As the narrative picks up pace, we (and Domingo) begin to learn about Atl’s past and about vampires in general. An indigenous vampire from the north, she’s on the run from a blood feud after a rival clan butchered her family. If I’m being critical (and I suppose I should try to be), there’s a fair amount of exposition in these early chapters and readers’ mileage may vary. Moreno-Garcia tailors well-established lore to her purposes rather than reinventing it, but the interweaving of vampire and drug cartel tropes works like a charm – and the casual world-building around it is rock solid. This is a framework that can cheerfully support many different stories.

For me, everything fell into place with the introduction of Bernardino, old friend – or is he? – of Atl’s recently-murdered mother. Where Atl is young and alluring, Bernardino is the nosferatu of the piece – he feeds on life force, not just blood (and he’s as happy to drain a vampire’s life force as a human’s). Hunch-backed and ancient, he is all ominous pronouncements and mind games.

In the end, we are always our hunger

In other words, he’s exactly how I like my bitter old vampires, and he provides the first test of Domingo’s mettle as he tries to scare the boy off. Much of the rest of the novel is arguably an exploration of whether or not Bernardino is right to to imply that all vampires are assholes.
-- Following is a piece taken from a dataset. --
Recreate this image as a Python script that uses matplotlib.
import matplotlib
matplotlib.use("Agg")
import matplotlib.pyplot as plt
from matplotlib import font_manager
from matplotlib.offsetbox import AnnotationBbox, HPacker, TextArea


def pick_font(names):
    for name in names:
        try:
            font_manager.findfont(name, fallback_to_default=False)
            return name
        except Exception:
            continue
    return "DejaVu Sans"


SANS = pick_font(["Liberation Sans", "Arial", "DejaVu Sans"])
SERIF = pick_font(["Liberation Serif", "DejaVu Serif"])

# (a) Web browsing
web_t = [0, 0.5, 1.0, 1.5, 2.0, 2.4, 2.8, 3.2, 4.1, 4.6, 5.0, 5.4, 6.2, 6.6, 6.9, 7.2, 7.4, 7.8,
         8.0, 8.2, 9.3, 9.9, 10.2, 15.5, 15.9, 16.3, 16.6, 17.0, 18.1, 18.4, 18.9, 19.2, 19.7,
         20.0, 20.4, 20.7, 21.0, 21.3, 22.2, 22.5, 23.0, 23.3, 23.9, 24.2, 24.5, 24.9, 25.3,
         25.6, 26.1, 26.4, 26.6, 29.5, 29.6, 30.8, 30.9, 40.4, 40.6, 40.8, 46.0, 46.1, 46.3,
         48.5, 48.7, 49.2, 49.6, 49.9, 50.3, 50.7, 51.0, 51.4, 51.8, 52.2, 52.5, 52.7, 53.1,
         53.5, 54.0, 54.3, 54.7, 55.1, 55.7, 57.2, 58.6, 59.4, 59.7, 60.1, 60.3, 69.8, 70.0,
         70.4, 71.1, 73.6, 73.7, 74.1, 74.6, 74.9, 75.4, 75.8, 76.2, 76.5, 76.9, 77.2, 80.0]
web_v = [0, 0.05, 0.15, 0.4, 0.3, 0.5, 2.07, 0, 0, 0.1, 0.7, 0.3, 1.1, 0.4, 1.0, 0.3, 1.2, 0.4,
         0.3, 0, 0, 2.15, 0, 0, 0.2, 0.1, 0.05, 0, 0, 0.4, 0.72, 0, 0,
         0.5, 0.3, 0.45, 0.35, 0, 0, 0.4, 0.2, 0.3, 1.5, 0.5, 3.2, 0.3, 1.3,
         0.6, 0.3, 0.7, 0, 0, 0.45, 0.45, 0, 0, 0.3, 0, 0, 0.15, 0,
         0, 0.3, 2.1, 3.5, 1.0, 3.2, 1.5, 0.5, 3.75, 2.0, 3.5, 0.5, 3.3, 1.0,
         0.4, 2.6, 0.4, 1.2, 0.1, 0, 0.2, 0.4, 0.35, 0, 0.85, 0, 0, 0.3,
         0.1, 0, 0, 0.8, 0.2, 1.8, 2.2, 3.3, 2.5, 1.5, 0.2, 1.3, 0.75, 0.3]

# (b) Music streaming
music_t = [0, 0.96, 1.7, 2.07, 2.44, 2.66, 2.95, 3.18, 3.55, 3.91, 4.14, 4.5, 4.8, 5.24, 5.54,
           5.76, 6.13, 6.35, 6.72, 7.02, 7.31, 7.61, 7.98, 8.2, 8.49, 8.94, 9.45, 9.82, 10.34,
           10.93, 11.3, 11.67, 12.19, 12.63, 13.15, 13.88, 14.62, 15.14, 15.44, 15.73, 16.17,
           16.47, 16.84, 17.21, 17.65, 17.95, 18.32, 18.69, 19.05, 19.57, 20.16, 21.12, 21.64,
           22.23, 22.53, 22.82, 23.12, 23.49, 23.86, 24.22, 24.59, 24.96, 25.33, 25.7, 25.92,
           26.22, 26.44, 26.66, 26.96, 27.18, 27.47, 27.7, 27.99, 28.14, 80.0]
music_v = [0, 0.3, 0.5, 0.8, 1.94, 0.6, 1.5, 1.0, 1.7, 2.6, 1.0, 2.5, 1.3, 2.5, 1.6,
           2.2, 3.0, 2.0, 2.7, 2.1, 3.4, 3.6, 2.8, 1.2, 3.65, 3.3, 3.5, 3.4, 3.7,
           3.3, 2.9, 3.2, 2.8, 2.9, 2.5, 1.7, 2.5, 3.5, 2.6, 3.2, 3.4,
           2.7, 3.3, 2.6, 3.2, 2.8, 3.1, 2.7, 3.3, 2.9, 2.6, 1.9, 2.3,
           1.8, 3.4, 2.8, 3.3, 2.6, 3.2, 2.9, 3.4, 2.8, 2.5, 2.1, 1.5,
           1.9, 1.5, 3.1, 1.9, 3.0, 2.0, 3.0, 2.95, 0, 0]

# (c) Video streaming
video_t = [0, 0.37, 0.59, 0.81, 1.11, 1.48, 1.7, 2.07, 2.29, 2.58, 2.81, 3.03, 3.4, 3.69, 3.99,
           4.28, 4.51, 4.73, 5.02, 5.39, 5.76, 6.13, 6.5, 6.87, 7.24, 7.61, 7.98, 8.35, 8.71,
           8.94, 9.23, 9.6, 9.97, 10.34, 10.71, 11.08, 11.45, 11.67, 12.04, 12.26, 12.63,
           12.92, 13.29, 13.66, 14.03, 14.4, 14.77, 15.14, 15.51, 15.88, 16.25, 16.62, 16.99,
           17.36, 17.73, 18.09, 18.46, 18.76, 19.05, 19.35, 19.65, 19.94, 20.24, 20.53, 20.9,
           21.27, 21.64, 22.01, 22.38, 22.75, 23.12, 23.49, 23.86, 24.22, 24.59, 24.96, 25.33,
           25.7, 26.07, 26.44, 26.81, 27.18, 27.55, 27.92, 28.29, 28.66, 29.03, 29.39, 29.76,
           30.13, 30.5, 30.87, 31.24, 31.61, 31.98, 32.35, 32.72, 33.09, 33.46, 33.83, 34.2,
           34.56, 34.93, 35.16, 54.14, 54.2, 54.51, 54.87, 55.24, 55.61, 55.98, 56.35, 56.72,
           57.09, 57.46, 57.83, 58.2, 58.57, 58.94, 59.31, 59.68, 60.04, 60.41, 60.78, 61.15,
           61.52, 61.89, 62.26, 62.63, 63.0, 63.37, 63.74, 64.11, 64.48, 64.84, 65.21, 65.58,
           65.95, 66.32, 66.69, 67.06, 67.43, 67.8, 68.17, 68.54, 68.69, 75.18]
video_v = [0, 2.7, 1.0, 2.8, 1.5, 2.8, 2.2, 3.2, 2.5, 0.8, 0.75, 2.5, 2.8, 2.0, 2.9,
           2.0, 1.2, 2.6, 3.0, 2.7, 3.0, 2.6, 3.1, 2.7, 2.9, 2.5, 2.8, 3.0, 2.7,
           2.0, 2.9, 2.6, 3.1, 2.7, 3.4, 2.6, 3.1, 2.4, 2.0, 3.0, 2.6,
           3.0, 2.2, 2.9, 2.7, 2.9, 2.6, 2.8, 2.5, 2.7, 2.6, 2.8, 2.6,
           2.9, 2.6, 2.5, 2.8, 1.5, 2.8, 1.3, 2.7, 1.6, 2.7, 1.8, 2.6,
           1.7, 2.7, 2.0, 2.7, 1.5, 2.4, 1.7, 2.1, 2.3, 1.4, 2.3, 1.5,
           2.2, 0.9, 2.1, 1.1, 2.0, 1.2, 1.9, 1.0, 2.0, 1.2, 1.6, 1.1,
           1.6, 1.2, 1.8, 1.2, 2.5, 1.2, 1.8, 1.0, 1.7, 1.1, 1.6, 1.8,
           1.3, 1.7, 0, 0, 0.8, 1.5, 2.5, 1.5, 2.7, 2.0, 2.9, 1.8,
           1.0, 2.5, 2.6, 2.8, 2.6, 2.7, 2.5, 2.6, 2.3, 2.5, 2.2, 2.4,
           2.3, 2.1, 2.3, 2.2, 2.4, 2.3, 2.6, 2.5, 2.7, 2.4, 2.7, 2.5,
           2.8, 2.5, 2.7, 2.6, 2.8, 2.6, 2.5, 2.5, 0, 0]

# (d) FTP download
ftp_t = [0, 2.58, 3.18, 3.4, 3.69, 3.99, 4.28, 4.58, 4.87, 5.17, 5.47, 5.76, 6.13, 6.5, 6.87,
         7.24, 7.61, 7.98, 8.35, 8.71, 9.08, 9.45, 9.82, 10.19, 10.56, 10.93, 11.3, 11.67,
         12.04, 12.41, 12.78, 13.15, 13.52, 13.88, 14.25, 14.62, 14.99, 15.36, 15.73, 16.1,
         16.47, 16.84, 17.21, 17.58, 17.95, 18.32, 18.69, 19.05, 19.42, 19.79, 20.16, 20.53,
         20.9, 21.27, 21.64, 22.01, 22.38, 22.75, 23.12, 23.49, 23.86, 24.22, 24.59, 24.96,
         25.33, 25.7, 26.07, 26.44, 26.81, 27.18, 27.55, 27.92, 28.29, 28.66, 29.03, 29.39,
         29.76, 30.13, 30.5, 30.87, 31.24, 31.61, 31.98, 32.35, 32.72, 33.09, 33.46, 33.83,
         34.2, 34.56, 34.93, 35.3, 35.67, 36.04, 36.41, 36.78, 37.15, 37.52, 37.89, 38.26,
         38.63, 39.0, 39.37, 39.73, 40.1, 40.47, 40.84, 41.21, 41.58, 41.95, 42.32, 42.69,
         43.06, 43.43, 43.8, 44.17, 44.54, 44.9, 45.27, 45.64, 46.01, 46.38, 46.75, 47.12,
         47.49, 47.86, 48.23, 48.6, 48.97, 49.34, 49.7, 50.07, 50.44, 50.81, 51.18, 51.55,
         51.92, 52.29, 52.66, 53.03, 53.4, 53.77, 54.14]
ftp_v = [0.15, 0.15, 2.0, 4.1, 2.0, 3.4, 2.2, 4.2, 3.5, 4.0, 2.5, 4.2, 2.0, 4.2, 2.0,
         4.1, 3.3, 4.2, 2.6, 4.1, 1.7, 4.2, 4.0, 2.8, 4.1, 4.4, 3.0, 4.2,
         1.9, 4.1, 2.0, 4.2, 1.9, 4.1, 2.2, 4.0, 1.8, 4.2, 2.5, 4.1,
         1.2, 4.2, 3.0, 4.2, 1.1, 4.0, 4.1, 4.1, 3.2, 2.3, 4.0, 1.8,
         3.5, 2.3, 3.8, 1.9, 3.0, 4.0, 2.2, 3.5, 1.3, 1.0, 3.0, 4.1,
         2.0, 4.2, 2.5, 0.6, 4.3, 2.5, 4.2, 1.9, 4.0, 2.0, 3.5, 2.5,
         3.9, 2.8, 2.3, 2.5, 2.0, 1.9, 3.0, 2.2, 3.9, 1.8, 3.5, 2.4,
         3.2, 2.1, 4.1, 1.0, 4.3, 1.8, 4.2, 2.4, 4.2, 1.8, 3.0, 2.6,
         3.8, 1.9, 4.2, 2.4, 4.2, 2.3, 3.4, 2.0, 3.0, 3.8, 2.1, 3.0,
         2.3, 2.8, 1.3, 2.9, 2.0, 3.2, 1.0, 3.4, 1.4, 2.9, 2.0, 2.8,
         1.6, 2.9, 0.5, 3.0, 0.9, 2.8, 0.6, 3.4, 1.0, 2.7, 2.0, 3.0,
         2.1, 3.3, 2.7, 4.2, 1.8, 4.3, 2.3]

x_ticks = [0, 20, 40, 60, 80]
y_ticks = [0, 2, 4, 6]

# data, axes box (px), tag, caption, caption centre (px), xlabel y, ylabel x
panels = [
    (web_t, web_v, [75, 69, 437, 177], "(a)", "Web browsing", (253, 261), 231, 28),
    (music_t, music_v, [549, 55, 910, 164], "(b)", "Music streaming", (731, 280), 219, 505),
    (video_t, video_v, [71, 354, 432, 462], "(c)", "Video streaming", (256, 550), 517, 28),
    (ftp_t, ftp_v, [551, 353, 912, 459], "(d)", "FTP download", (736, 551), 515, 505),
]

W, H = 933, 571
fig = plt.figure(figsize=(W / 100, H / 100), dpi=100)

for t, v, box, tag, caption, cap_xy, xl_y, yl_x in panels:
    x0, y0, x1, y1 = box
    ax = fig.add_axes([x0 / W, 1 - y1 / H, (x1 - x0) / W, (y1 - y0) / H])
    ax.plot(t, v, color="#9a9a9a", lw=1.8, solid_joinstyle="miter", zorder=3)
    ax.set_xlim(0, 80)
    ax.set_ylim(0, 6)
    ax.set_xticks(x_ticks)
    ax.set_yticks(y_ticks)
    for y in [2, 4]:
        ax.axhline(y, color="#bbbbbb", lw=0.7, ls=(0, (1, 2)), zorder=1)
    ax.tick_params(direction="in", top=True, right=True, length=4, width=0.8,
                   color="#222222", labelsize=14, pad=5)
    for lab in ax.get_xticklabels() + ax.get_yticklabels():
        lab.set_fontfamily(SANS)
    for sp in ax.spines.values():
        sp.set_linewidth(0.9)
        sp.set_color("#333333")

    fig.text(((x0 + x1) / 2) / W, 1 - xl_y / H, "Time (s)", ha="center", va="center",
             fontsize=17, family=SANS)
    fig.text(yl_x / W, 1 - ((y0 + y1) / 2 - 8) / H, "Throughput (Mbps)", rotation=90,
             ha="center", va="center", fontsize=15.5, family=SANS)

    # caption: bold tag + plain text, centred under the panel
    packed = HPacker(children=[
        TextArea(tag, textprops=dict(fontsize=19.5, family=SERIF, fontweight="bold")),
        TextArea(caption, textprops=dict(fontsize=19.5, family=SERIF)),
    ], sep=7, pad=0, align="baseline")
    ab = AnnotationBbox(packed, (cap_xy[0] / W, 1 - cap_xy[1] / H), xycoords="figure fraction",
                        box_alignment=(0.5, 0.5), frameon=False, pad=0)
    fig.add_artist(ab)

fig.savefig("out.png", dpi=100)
Enter Nick. I disliked(as I was clearly intended to) pretty much everything about the brash young Necro hunting Atl down. In company with the fabulously world-weary Rodrigo (a ‘Renfield’ in service to Nick’s father – vampires are born in this mythology, not created), Nick has chased Atl from the north to Guadalajara to Mexico City. But where Bernardino channels ancient vampire tropes to great effect, Nick is all brash cartel wideboy. He literally takes chunks out of people when he feeds, and he’s far less fussy about who he feeds on. He’s also a misogynistic prick; it eventually becomes clear that much of his enthusiasm for hunting Atl down comes from a long-ago rejection. I’m never particularly comfortable with narratives that give point of view time to men who want to hurt women; it was easy to take Atl’s side even when it became clear how much of her situation is of her own making.
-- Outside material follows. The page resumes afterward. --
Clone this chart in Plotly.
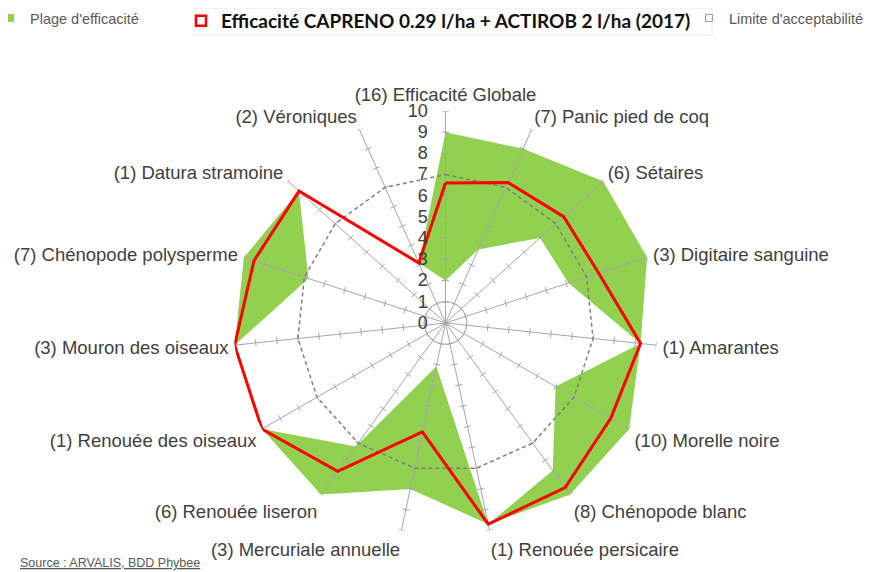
import math
import plotly.graph_objects as go

# ---------------- data ----------------
categories = [
    "(16) Efficacité Globale", "(7) Panic pied de coq", "(6) Sétaires",
    "(3) Digitaire sanguine", "(1) Amarantes", "(10) Morelle noire",
    "(8) Chénopode blanc", "(1) Renouée persicaire", "(3) Mercuriale annuelle",
    "(6) Renouée liseron", "(1) Renouée des oiseaux", "(3) Mouron des oiseaux",
    "(7) Chénopode polysperme", "(1) Datura stramoine", "(2) Véroniques",
]
range_max = [9.0, 9.0, 10.0, 10.0, 9.25, 10.0, 10.0, 9.7, 8.0, 10.0, 10.0, 10.0, 10.0, 9.3, 3.1]
range_min = [2.0, 3.8, 6.0, 6.1, 9.25, 6.0, 8.6, 9.7, 2.1, 7.2, 10.0, 10.0, 6.8, 9.3, 3.1]
capreno = [6.6, 7.25, 7.5, 7.6, 9.25, 9.0, 9.6, 9.7, 5.25, 8.65, 10.0, 10.0, 9.5, 9.3, 3.1]
limite = [7, 7, 7, 7, 7, 7, 7, 7, 7, 7, 7, 7, 7, 7, 7]
radial_ticks = [0, 1, 2, 3, 4, 5, 6, 7, 8, 9, 10]

name_range = "Plage d'efficacité"
name_product = "Efficacité CAPRENO 0.29 l/ha + ACTIROB 2 l/ha (2017)"
name_limit = "Limite d'acceptabilité"
source_text = "Source : ARVALIS, BDD Phybee"

# ---------------- styles ----------------
GREEN = "#92D050"
RED = "#FF0000"
GRID = "#A6A6A6"
DASH = "#7F7F7F"
TXT = "#404040"
FONT = "Liberation Sans, Arial, sans-serif"

n = len(categories)
step = 360.0 / n
angles = [i * step for i in range(n)]
rmax = radial_ticks[-1]


def closed(vals):
    return list(vals) + [vals[0]]


theta_c = closed(angles)

fig = go.Figure()

# green band: max polygon filled green, min polygon filled white
fig.add_trace(go.Scatterpolar(r=closed(range_max), theta=theta_c, mode="lines", fill="toself",
                              fillcolor=GREEN, line=dict(width=0, color=GREEN),
                              showlegend=False, hoverinfo="skip"))
fig.add_trace(go.Scatterpolar(r=closed(range_min), theta=theta_c, mode="lines", fill="toself",
                              fillcolor="white", line=dict(width=0, color="white"),
                              showlegend=False, hoverinfo="skip"))

# spokes
sr, st = [], []
for a in angles:
    sr += [0, rmax, None]
    st += [a, a, None]
fig.add_trace(go.Scatterpolar(r=sr, theta=st, mode="lines", line=dict(color=GRID, width=1),
                              showlegend=False, hoverinfo="skip"))

# tick marks crossing every spoke
h = 0.17
tr, tt = [], []
for a in angles:
    for k in radial_ticks[1:]:
        rr = math.hypot(k, h)
        da = math.degrees(math.atan2(h, k))
        tr += [rr, rr, None]
        tt += [a - da, a + da, None]
fig.add_trace(go.Scatterpolar(r=tr, theta=tt, mode="lines", line=dict(color=GRID, width=1),
                              showlegend=False, hoverinfo="skip"))

# small inner circle at first tick
circ_t = [i * 5 for i in range(73)]
fig.add_trace(go.Scatterpolar(r=[radial_ticks[1]] * len(circ_t), theta=circ_t, mode="lines",
                              line=dict(color=GRID, width=1), showlegend=False, hoverinfo="skip"))

# limit line
fig.add_trace(go.Scatterpolar(r=closed(limite), theta=theta_c, mode="lines",
                              line=dict(color=DASH, width=1.5, dash="4px,3px"),
                              showlegend=False, hoverinfo="skip"))

# product line
fig.add_trace(go.Scatterpolar(r=closed(capreno), theta=theta_c, mode="lines",
                              line=dict(color=RED, width=3), showlegend=False,
                              hovertemplate="%{r}<extra></extra>"))

# legend entries
fig.add_trace(go.Scatterpolar(r=[None], theta=[None], mode="markers", name=name_range,
                              marker=dict(symbol="square", size=8, color=GREEN),
                              legend="legend", showlegend=True))
fig.add_trace(go.Scatterpolar(r=[None], theta=[None], mode="markers", name="<b>" + name_product + "</b>",
                              marker=dict(symbol="square-open", size=10, color=RED,
                                          line=dict(width=2.5, color=RED)),
                              legend="legend2", showlegend=True))
fig.add_trace(go.Scatterpolar(r=[None], theta=[None], mode="markers", name=name_limit,
                              marker=dict(symbol="square-open", size=7, color="#9a9a9a",
                                          line=dict(width=1, color="#9a9a9a")),
                              legend="legend3", showlegend=True))

# the page body has an 8px margin: figure coordinates = window coordinates - 8
OFF = 8
W, H = 875 - OFF, 572 - OFF
cx, cy, R = 445.5 - OFF, 323.0 - OFF, 212.0
ly = 1 - (18 - OFF) / H

fig.update_layout(
    width=W, height=H,
    margin=dict(l=0, r=0, t=0, b=0, autoexpand=False),
    paper_bgcolor="white",
    plot_bgcolor="white",
    font=dict(family=FONT, color=TXT),
    polar=dict(
        domain=dict(x=[(cx - R) / W, (cx + R) / W], y=[(H - cy - R) / H, (H - cy + R) / H]),
        bgcolor="rgba(0,0,0,0)",
        angularaxis=dict(
            thetaunit="degrees", direction="clockwise", rotation=90,
            tickmode="array", tickvals=angles, ticktext=categories,
            showgrid=False, showline=False, ticks="outside", ticklen=2,
            tickcolor="rgba(0,0,0,0)",
            tickfont=dict(family=FONT, size=18.5, color=TXT),
        ),
        radialaxis=dict(
            range=[0, rmax], angle=90, tickangle=90, side="counterclockwise",
            tickmode="array", tickvals=radial_ticks,
            showgrid=False, showline=False, ticks="outside", ticklen=11,
            tickcolor="rgba(0,0,0,0)",
            tickfont=dict(family=FONT, size=18, color=TXT),
        ),
    ),
    legend=dict(x=(32 - 42 - OFF) / W, y=ly, xanchor="left", yanchor="middle",
                font=dict(family=FONT, size=14.5, color="#595959"), bgcolor="rgba(0,0,0,0)"),
    legend2=dict(x=(227 - 46 - OFF) / W, y=1.0 + 6.0 / H, xanchor="left", yanchor="top",
                 font=dict(family="Lato, sans-serif", size=19, color="#111111"),
                 bgcolor="rgba(0,0,0,0)"),
    legend3=dict(x=(731 - 42 - OFF) / W, y=ly, xanchor="left", yanchor="middle",
                 font=dict(family=FONT, size=14.5, color="#595959"), bgcolor="rgba(0,0,0,0)"),
    shapes=[dict(type="rect", xref="paper", yref="paper",
                 x0=(195 - OFF) / W, x1=(712 - OFF) / W, y0=1 - (35 - OFF) / H, y1=1.0,
                 line=dict(color="#E6E6E6", width=1), fillcolor="rgba(0,0,0,0)", layer="below")],
    annotations=[dict(text="<u>" + source_text + "</u>", x=(18 - OFF) / W, y=1 - (563 - OFF) / H,
                      xref="paper", yref="paper", xanchor="left", yanchor="middle",
                      showarrow=False, font=dict(family=FONT, size=12.5, color="#595959"))],
)

fig.write_html("out.html")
The last point of view is Ana, jaded vampire-killer cop battling the sexism of the police force who has taken a job in Mexico City purely to get her daughter out of vampire territory. There’s an alternate version of Certain Dark Things (in my head) which is told entirely by Domingo, Atl and Ana, and where Nick is reduced to a noises off distraction from the threat of a dedicated professional who is willing to make dubious alliance with a human gang in order to protect her daughter. While I loved Certain Dark Things, I felt Ana’s storyline was under-served. I loved her conflicted loyalties far more than the straightforward villainy of the Necro crew.

However, it’s a minor gripe. By the time I reached the sequence of showdowns that lead to the climax (in a rubbish dump, which has a pleasing inevitability about it), I had been entirely sucked in. Just as I became convinced that the novel couldn’t possibly stand alone, the narrative wrenched itself back from the brink to stand – like Atl – elegant and solitary.

It’s been years since I last read a vampire novel I enjoyed this much. While it’s not exactly original – it’s quite deliberately re-working traditional archetypes (it even tilts at the modern trope of vampire romance) – it gives me hope for the subgenre, as it proves there’s plenty of scope to breathe fresh life into these old bones. It’s an immensely satisfying read, leaving the door open for more stories in the world (including fan fic, people. Bring it on).

****

Certain Dark Things will be published on October 25th.

I received a free copy from the publisher in exchange for an honest review. Not reading it until a month before publication has been the biggest challenge of my blogging experience to date. I can only assume I will fail all self-control tests from here until Christmas as a result.